Have you even read the standards? You're effectively saying everyone who passed them shouldn't dive unsupervised. Ludicrous.
I feel you're conflating the standards (which are fine, IMO) and instructors not teaching to the standards.
I have read them. The standards have been dumbed down. Several "specialties" have no business being a "specialty" course. Buoyancy, Equipment Specialist, heck even Navigation should be covered to a higher level.
No instructor should be frantically trying to check off boxes before they run out of pool time. No student should be desperately trying to clear their mask so the class can move on to another skill.
Any certified diver who is who is qualified to dive without being monitored by a divemaster or instructor should be confident they can plan a dive, make a sensible go/no go decision, and lead that dive.

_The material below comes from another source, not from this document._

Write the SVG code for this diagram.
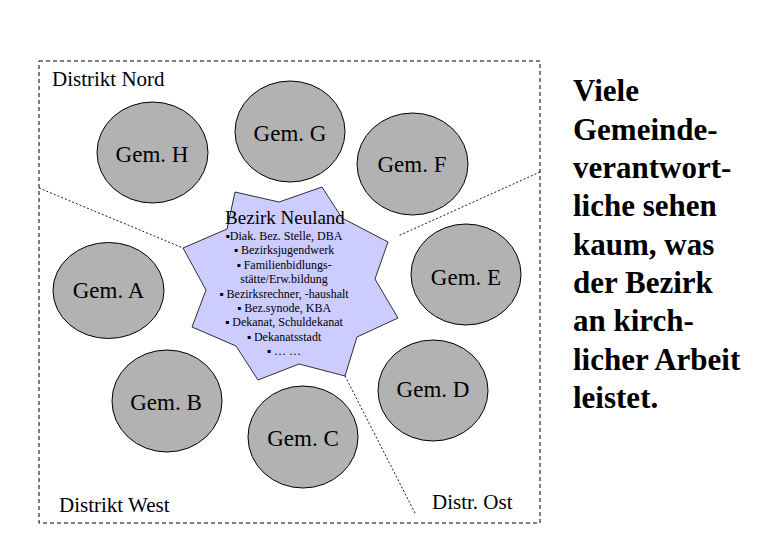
<svg xmlns="http://www.w3.org/2000/svg" width="780" height="540" viewBox="0 0 780 540">
<style>
text{font-family:"Liberation Serif","Times New Roman",serif;fill:#000}
.gem{fill:#B2B2B2;stroke:#000;stroke-width:1}
.gl{font-size:23px;text-anchor:middle}
.dl{font-size:21px}
.sep{stroke:#000;stroke-width:0.9;stroke-dasharray:2 2;fill:none}
.bl{font-size:12px;text-anchor:middle}
.side{font-size:31px;font-weight:bold}
</style>
<rect width="780" height="540" fill="#fff"/>
<rect x="39" y="61" width="501" height="462" fill="none" stroke="#000" stroke-width="1" stroke-dasharray="4 3"/>
<g id="connectors">
<line class="sep" x1="39" y1="188" x2="183" y2="248"/>
<line class="sep" x1="540" y1="172" x2="398" y2="236"/>
<line class="sep" x1="345" y1="376" x2="416" y2="515"/>
</g>
<text class="dl" x="52" y="86">Distrikt Nord</text>
<text class="dl" x="59" y="512">Distrikt West</text>
<text class="dl" x="432" y="509">Distr. Ost</text>
<g id="bezirk">
<polygon points="235,192 279,202 322,187 342,218 388,242 375,279 398,318 357,337 345,376 299,364 258,380 236,346 192,327 206,290 183,248 227,229" fill="#CCCCFF" stroke="#000" stroke-width="0.8"/>
<text x="285" y="224" style="font-size:19px;text-anchor:middle">Bezirk Neuland</text>
<text class="bl" x="284" y="240">▪Diak. Bez. Stelle, DBA</text>
<text class="bl" x="284" y="254">▪ Bezirksjugendwerk</text>
<text class="bl" x="284" y="268.5">▪ Familienbidlungs-</text>
<text class="bl" x="284" y="283">stätte/Erw.bildung</text>
<text class="bl" x="284" y="298">▪ Bezirksrechner, -haushalt</text>
<text class="bl" x="284" y="312">▪ Bez.synode, KBA</text>
<text class="bl" x="284" y="326">▪ Dekanat, Schuldekanat</text>
<text class="bl" x="284" y="341">▪ Dekanatsstadt</text>
<text class="bl" x="284" y="355">▪ … …</text>
</g>
<g id="gemH"><ellipse class="gem" cx="152.5" cy="152.5" rx="55.5" ry="50.5"/><text class="gl" x="152" y="162">Gem. H</text></g>
<g id="gemG"><ellipse class="gem" cx="290" cy="131.5" rx="55" ry="50.5"/><text class="gl" x="290" y="141">Gem. G</text></g>
<g id="gemF"><ellipse class="gem" cx="412.5" cy="164" rx="55.5" ry="51"/><text class="gl" x="412" y="172">Gem. F</text></g>
<g id="gemE"><ellipse class="gem" cx="466" cy="274.5" rx="55" ry="50.5"/><text class="gl" x="466" y="285">Gem. E</text></g>
<g id="gemD"><ellipse class="gem" cx="433" cy="390.5" rx="55" ry="50.5"/><text class="gl" x="433" y="397">Gem. D</text></g>
<g id="gemC"><ellipse class="gem" cx="303" cy="437" rx="55" ry="51"/><text class="gl" x="303" y="446">Gem. C</text></g>
<g id="gemB"><ellipse class="gem" cx="167" cy="401" rx="55" ry="51"/><text class="gl" x="166" y="410">Gem. B</text></g>
<g id="gemA"><ellipse class="gem" cx="108.5" cy="290.5" rx="55.5" ry="48"/><text class="gl" x="108.5" y="298">Gem. A</text></g>
<g id="note">
<text class="side" x="573" y="101">Viele</text>
<text class="side" x="573" y="139.5">Gemeinde-</text>
<text class="side" x="573" y="178">verantwort-</text>
<text class="side" x="573" y="216">liche sehen</text>
<text class="side" x="573" y="254.5">kaum, was</text>
<text class="side" x="573" y="293">der Bezirk</text>
<text class="side" x="573" y="331">an kirch-</text>
<text class="side" x="573" y="369.5">licher Arbeit</text>
<text class="side" x="573" y="408">leistet.</text>
</g>
</svg>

There have been threads on here asking that very question, do you feel your course prepared you to dive.
It's no wonder that there are so many idiots on the road. The standard to obtain a drivers license are pretty weak in most jurisdictions.
We have succeeded at doing the same thing for scuba. A few multiple choice questions, cover the most basic skills to the minimum standard or at least close enough, and hand that person a certificate to do... anything. Maybe tomorrow they will dive from a boat even though they've never done it before. Perhaps a night dive. Or gosh darn it, deploying an smb would be real handy right about now. I just wish my instructor demoed that more than once in the pool. Hmm, if only we had discussed gas planning or calculated our RMV just once.
Perhaps if Ms. Mills had covered "dive decision making" or some sort of risk mitigation topic during her open water course, she may have said "this dive is dumb, I'm not doing it today."
Had she simply been an open water student, then the failures would rest solely on the instructor and her general common sense as a student.
Lienna was a certified diver, and any competent diver should have noticed that the risks and uncertainties were stacking up against them, or at least that their instructor was full of it.
I'm not sure how long you've been diving, but think back to what you knew and how confident you were on dive number 7 or 8. What else do you wish you knew back then, what did you have to learn the hard way.
There have also been many posts here pointing out the number of dumb things they've seen divers do, or have done themselves. Is it because these people are fools, or were they run through a program as fast as possible, provided the minimum knowledge to get by, given too little time to practice a skill, and handed a certificate before they were ready.